Come Down & Make Bargains in Good Faith: The Application of 42 U.S.C. § 1981 to Race & National Origin Discrimination in Retail Stores


Plaintiffs who are harassed or otherwise discriminated against in retail stores on the basis of their race or national origin have few options for legal redress. The major federal public accommodations statute, Title II of the Civil Rights Act of 1964, does not cover retail stores. In addition, while some state public accommodations statutes explicitly ban discrimination in retail stores, many others do not. As a result, plaintiffs who have been discriminated against in retail stores have turned to the contracts clause of 42 U.S.C. § 1981.

Section 1981, a Reconstruction-era civil rights statute, guarantees to all people within the United States the same right “as is enjoyed by white citizens” to “make and enforce contracts.” Over time, courts have changed the scope of § 1981, variously expanding and restricting the statute’s coverage. In 1991, Congress amended the statute to extend its requirement of equality beyond the “making” and “enforcement” of contracts to include the “performance, modification, and termination of contracts, and the enjoyment of all benefits, privileges, terms, and conditions of the contractual relationship.” However, many courts have continued to apply the statute narrowly, despite the 1991 amendments that broadened its scope.

This narrowing of the statute places many clear cases of discrimination by retailers outside § 1981’s coverage. It is wrong as a matter of statutory interpretation and contract law. It is also wrong as a matter of history, at odds with the development of property and contract law over time.

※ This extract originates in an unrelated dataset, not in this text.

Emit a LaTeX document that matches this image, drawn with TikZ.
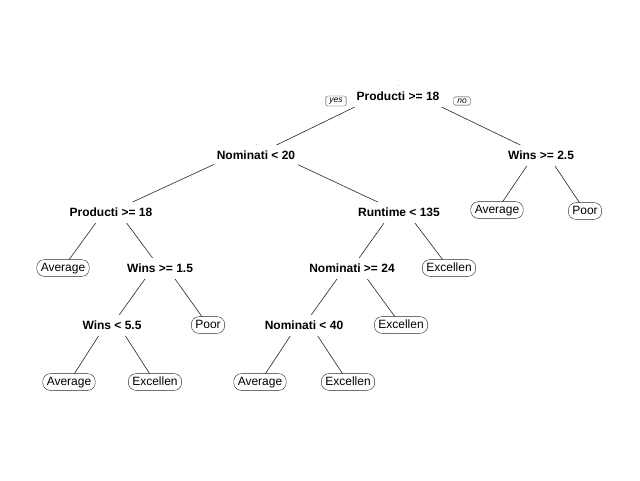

This paper examines and critiques courts’ narrow § 1981 jurisprudence, and offers a model for improved § 1981 decision-making. It argues that the “right to contract” protected by § 1981 is a process rather than a moment. The statute protects the entire contractual relationship between customer and store: entering, browsing or sampling the goods available, interacting with store personnel, completing a purchase, and finally exiting the store. It also asserts that stores provide services as well as goods, and § 1981 demands that those services be provided equally to all customers, regardless of their race or national origin. Finally, it argues that § 1981 cannot be interpreted as mandating equal access, but then permitting unequal treatment at all points except the checkout counter. Congress attempted to broaden § 1981 in 1991 to correct this very mistake in logic; today’s courts have continued to interpret the statute, and the retail contracts on which the statute pivots, narrowly and improperly.